#### TASK PROMPT
Your copy should hold exactly the lines from the one containing "Output the LaTeX" to the one containing "(0,0) rectangle (650,-346);", inclusive, with no pictures.

#### RECORDED DATA
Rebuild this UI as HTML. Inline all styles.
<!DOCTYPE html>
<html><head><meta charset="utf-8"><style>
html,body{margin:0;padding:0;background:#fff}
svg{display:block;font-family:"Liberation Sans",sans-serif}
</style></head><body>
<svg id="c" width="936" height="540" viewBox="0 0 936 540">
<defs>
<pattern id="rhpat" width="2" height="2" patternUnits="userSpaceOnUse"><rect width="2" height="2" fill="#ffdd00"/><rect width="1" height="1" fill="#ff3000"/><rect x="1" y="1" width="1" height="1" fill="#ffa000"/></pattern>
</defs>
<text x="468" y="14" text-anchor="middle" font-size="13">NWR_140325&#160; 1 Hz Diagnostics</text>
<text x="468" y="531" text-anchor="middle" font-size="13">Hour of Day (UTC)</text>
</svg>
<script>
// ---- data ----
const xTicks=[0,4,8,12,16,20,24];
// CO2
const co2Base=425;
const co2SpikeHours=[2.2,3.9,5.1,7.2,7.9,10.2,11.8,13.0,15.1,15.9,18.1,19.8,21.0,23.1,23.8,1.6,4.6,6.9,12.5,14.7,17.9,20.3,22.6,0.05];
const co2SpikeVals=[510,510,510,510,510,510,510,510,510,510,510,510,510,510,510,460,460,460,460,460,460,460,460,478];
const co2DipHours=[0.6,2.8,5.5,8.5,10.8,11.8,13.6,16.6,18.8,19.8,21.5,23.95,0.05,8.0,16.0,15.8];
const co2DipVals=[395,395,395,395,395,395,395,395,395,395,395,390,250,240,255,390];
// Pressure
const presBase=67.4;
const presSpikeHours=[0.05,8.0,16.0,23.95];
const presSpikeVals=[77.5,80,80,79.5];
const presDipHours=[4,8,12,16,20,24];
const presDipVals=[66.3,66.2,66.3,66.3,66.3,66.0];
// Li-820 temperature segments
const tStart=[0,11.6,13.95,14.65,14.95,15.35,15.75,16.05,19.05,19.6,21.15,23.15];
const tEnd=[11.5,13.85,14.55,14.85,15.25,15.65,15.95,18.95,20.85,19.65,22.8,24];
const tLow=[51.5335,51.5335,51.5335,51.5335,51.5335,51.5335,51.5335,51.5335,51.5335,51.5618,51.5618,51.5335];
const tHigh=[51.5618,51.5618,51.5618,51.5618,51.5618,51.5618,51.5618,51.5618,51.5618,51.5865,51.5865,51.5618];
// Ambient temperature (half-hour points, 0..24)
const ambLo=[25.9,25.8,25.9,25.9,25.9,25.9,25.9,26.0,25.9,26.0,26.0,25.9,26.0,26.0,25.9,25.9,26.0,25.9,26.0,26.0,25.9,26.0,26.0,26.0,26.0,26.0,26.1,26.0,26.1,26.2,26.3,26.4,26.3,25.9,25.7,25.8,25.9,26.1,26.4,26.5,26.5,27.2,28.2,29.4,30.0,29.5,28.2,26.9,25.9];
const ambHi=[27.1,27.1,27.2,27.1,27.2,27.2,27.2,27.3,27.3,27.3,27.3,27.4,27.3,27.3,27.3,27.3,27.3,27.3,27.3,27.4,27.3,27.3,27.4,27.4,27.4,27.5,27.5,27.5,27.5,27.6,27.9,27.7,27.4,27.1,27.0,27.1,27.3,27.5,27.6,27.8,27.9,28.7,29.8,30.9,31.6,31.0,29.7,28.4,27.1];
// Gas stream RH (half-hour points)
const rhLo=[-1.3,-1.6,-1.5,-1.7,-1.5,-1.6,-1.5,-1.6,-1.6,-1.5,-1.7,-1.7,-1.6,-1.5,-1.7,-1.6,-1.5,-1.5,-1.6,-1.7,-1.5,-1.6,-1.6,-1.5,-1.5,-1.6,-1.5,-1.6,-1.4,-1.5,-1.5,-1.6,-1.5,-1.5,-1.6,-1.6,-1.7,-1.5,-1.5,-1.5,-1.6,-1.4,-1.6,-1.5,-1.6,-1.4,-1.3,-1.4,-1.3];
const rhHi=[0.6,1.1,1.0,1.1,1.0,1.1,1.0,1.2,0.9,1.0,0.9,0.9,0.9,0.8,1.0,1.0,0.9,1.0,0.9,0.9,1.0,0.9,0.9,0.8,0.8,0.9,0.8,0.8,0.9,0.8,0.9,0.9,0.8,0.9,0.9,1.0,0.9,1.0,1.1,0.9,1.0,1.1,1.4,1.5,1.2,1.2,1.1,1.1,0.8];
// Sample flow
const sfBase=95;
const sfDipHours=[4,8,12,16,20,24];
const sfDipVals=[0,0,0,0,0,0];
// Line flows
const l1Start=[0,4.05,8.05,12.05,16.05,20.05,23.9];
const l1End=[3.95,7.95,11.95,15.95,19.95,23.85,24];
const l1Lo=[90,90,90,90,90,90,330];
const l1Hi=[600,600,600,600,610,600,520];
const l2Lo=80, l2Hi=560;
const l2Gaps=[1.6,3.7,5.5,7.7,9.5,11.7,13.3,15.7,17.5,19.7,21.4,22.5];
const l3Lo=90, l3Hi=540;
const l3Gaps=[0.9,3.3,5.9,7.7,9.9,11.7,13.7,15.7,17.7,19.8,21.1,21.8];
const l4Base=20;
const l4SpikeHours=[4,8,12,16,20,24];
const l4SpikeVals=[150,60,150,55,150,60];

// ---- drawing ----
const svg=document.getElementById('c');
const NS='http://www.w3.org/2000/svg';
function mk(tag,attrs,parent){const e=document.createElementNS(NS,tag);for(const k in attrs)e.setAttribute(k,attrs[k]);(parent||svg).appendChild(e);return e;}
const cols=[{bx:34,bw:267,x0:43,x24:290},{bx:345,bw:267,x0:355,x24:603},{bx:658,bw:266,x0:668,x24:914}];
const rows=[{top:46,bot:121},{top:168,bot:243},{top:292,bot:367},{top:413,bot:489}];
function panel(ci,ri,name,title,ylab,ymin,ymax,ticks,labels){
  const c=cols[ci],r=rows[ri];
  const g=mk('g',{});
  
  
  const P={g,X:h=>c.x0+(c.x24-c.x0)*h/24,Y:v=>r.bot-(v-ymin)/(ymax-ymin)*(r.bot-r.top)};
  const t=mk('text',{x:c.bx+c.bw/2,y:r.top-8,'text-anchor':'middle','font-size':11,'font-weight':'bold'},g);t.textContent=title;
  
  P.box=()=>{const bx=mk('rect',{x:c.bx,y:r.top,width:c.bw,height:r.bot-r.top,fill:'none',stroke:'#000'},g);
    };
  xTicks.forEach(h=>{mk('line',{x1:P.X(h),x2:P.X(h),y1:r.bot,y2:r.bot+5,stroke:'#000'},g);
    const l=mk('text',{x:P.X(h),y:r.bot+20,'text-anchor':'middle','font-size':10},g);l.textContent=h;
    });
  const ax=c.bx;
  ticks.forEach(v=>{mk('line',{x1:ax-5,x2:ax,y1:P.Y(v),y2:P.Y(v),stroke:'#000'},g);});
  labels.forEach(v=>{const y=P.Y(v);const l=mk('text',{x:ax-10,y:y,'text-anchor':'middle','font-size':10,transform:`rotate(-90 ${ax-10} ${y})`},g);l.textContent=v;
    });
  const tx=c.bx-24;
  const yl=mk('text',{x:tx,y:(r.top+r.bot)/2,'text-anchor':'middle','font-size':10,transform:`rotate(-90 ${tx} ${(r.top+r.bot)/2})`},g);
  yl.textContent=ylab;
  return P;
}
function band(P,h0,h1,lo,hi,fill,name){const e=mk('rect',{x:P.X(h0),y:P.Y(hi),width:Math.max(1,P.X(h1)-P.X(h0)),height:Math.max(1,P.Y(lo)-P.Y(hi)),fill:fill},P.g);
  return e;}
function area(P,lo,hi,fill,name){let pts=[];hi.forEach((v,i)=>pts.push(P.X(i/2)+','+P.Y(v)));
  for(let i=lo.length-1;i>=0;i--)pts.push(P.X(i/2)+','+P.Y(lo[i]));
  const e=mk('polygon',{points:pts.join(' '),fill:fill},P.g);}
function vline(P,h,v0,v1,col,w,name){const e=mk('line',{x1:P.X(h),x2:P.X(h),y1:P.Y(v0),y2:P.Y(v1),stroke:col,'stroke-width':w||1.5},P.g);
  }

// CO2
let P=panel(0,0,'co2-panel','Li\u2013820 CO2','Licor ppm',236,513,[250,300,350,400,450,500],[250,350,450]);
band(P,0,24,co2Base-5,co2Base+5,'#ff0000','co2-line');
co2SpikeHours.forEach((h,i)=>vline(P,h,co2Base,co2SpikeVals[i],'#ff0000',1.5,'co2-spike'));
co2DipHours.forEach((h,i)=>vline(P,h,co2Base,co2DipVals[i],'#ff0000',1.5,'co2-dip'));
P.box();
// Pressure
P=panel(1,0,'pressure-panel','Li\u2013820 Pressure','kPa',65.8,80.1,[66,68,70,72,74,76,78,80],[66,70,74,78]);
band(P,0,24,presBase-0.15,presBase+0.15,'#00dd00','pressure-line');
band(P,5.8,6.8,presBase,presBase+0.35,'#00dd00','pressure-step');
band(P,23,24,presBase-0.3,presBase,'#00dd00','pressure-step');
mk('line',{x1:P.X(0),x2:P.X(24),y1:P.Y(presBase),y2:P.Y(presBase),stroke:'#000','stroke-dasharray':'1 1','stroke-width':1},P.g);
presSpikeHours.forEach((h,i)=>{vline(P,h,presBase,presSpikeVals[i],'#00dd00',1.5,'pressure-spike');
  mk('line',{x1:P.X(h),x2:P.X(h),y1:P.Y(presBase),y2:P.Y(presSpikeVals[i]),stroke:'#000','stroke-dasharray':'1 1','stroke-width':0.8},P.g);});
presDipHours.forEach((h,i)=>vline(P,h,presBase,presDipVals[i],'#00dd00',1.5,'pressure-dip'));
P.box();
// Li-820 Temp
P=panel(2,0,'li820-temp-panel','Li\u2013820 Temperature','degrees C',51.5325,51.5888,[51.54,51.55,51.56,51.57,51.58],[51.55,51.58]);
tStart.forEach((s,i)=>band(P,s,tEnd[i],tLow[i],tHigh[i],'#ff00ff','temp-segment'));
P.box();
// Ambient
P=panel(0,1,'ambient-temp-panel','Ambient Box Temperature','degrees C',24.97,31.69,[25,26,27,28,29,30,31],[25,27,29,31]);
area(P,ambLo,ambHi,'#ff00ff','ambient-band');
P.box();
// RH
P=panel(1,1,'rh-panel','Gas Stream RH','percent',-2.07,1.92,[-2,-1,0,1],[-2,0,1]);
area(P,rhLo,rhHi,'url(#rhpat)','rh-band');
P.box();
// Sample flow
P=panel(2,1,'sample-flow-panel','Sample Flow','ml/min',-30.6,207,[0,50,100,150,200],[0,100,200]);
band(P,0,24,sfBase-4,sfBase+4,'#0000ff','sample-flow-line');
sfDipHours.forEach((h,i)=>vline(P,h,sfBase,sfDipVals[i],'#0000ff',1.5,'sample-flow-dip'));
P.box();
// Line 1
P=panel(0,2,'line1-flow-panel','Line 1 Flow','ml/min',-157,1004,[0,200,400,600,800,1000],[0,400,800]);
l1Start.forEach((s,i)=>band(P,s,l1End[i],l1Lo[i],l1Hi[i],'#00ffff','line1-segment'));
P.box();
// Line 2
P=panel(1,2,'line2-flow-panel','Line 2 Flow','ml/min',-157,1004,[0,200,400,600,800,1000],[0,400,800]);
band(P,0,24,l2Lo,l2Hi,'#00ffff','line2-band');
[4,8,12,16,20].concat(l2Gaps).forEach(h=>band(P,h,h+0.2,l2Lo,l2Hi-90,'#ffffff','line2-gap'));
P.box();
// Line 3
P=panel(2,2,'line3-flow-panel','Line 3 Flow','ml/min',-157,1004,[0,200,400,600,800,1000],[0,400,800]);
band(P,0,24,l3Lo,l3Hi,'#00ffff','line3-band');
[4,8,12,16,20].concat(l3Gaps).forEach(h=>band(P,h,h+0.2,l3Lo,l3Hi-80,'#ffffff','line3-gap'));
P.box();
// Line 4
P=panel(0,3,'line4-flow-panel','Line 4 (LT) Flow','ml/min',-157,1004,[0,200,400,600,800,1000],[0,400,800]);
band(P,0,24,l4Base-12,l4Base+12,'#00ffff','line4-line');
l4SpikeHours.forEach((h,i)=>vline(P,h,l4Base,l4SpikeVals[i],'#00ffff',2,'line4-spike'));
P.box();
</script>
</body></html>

---

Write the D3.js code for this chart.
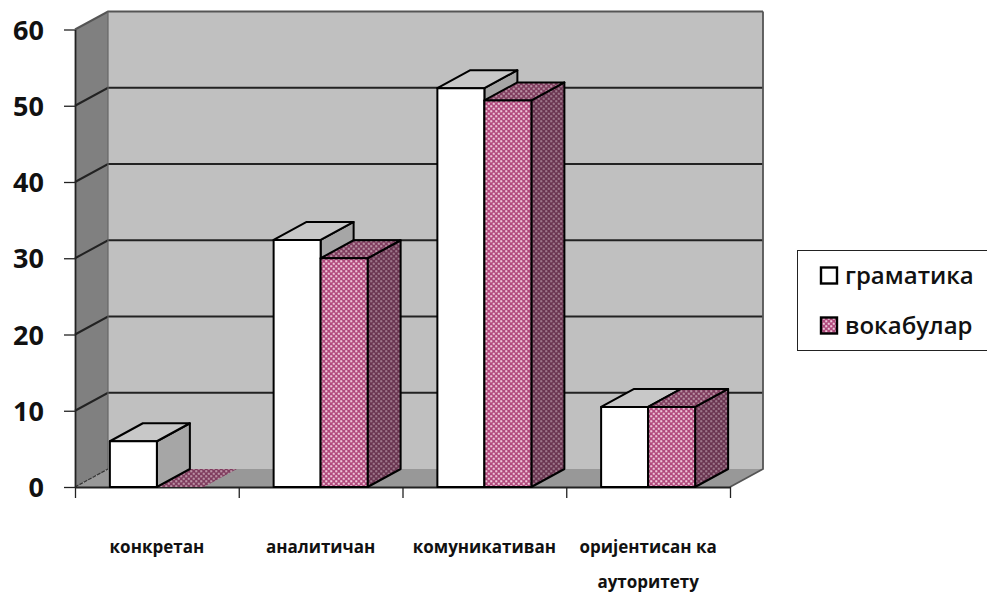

* * *

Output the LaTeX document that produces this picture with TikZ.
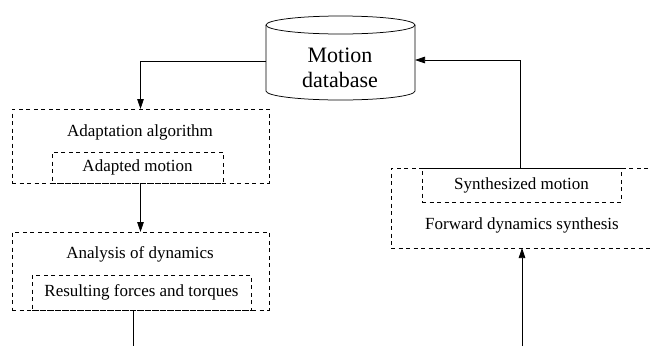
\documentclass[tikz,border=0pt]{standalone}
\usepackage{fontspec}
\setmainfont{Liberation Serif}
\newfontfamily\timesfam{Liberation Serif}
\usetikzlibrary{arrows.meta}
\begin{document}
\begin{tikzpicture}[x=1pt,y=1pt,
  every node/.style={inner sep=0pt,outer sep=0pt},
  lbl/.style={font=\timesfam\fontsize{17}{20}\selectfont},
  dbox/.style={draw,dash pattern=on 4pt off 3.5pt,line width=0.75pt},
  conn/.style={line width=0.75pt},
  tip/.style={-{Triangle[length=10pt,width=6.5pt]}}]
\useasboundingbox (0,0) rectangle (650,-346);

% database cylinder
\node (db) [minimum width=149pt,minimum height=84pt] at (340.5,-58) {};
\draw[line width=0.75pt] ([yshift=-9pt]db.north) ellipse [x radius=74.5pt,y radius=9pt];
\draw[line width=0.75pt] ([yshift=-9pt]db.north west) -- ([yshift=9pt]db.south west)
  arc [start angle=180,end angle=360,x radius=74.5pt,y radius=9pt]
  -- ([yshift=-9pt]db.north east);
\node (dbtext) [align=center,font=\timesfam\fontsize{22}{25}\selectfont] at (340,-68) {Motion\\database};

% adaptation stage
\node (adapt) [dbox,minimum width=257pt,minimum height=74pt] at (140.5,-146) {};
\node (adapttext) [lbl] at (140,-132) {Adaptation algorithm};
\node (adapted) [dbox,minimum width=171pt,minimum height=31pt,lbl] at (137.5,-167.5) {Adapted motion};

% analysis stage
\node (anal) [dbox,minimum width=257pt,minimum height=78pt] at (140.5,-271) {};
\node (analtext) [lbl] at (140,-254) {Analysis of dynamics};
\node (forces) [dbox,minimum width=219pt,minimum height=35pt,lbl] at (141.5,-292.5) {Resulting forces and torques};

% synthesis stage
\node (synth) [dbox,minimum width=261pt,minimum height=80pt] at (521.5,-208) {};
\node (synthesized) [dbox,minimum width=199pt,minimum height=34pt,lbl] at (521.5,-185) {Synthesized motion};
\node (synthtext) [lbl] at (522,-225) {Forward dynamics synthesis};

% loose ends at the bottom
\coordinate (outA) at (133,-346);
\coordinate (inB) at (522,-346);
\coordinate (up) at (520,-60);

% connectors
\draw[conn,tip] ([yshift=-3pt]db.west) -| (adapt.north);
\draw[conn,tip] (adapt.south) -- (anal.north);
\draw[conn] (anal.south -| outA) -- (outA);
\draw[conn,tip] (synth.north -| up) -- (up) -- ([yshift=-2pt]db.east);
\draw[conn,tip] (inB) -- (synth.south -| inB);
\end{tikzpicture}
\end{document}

#### THE SOLUTION
Output the LaTeX document that produces this picture with TikZ.
\documentclass[tikz,border=0pt]{standalone}
\usepackage{fontspec}
\setmainfont{Liberation Serif}
\newfontfamily\timesfam{Liberation Serif}
\usetikzlibrary{arrows.meta}
\begin{document}
\begin{tikzpicture}[x=1pt,y=1pt,
  every node/.style={inner sep=0pt,outer sep=0pt},
  lbl/.style={font=\timesfam\fontsize{17}{20}\selectfont},
  dbox/.style={draw,dash pattern=on 4pt off 3.5pt,line width=0.75pt},
  conn/.style={line width=0.75pt},
  tip/.style={-{Triangle[length=10pt,width=6.5pt]}}]
\useasboundingbox (0,0) rectangle (650,-346);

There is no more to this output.